Advertisement

Rebirth of the PLAGUE

An alarming epidemic in India Shows how diseases can reappear

"The situation," said Health Minister of State Harsh Vardhan, "can be controlled in two to three weeks."

But although modernization offers the means to control epidemics, disease springs from modernization gone awry. In Surat, for example, rapid industrialization and growth has created communities outside the control of the city administration.

Martha Chen, research associate at the Harvard Institute of International Development, said that the epidemic had been caused by "break down of infrastructure, especially due to urban population growth."

"What comes with all this growth is communities outside health and sanitation services," she said. "It's a case where the government is simply overstretched."

Disease seem always to spring from disruption in the accustomed order. Lyme disease, for example, was caused by the overpopulation of deer which followed a change in the habitat.

Advertisement

Modernization May Hurt

As the world undergoes the accelerated change of modernization, opportunities for disease may only increase. The disruptions caused by large movements of people and goods illustrates one way disease spreads.

Surat is one example of many people brought together hurriedly. Cholera arrived in South American in 1991 in the bilge water of a freighter. A more recent example of cholera attack appears in the migration of 20,000 Rwandans to Zaire two months ago. The result of a massive disruption in demography was an epidemic of cholera.

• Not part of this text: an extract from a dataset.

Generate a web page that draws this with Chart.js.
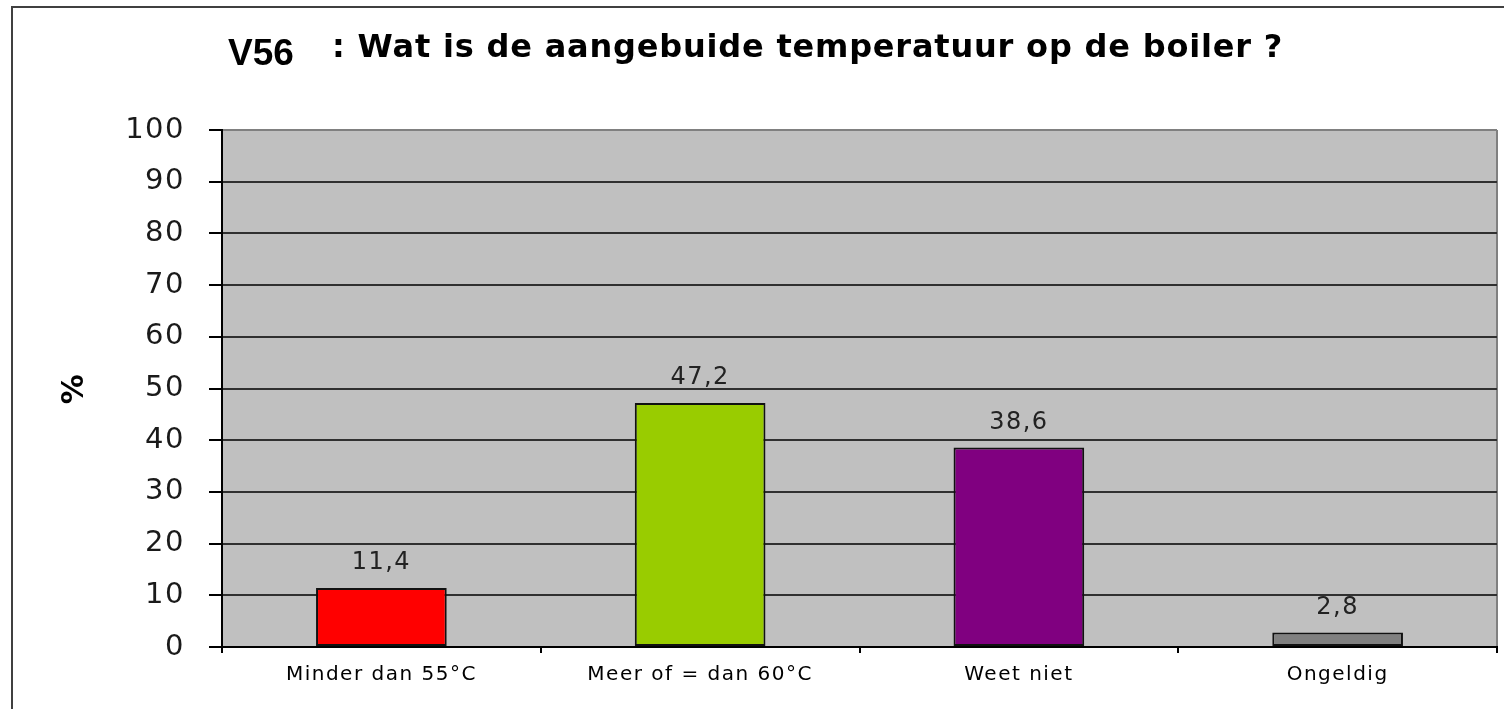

Although these diseases can be treated, as Warwick Anderson, assistant professor of the history of science, notes instead of just treating diseases, public health officials should aim to prevent the conditions that caused them in the first place.

In fact, excessive use of antibiotics could cause bacteria to become resistant, according to Dr. Lincoln Chen, professor of international health at the School of Public Health. For example, he says, a strain of malaria developed which was immune to the treatment.

Old diseases re-emerge because in general they lielatent in the animal population. In a sample of 247 infections, Will Kastens of the School of Public Health discovered that 180 were shared by animals. The bubonic plague is an example, and will probably prove impossible to eradicate.

Inhabitants of Boston may enjoy good sanitation and little contact with rats, but disease could arrive from anywhere in the world in less than twelve hours by airplane. In fact, a flight arrives from India twice a week in Logan airport. Airports in the Middle East have even prohibited all flights from India to prevent spread of the plague.

Nevertheless, it is unlikely that the plague would hit Boston, since it would probably surface during the nearly twenty-hour-long trip. In general air travelers have the wealth to afford the treatment necessary to control contagion, according to Lincoln Chen.

Researchers suggest instead that we look to the sea for epidemics. The city of Boston pours tons of pollution and sewage into the water, causing change to the ecosystems. Already algae bloom points to a very unbalanced environment. Perhaps some vicious bacteria is breeding in the sewage, waiting to spread infection by a carrier as apparently innocent as a flea.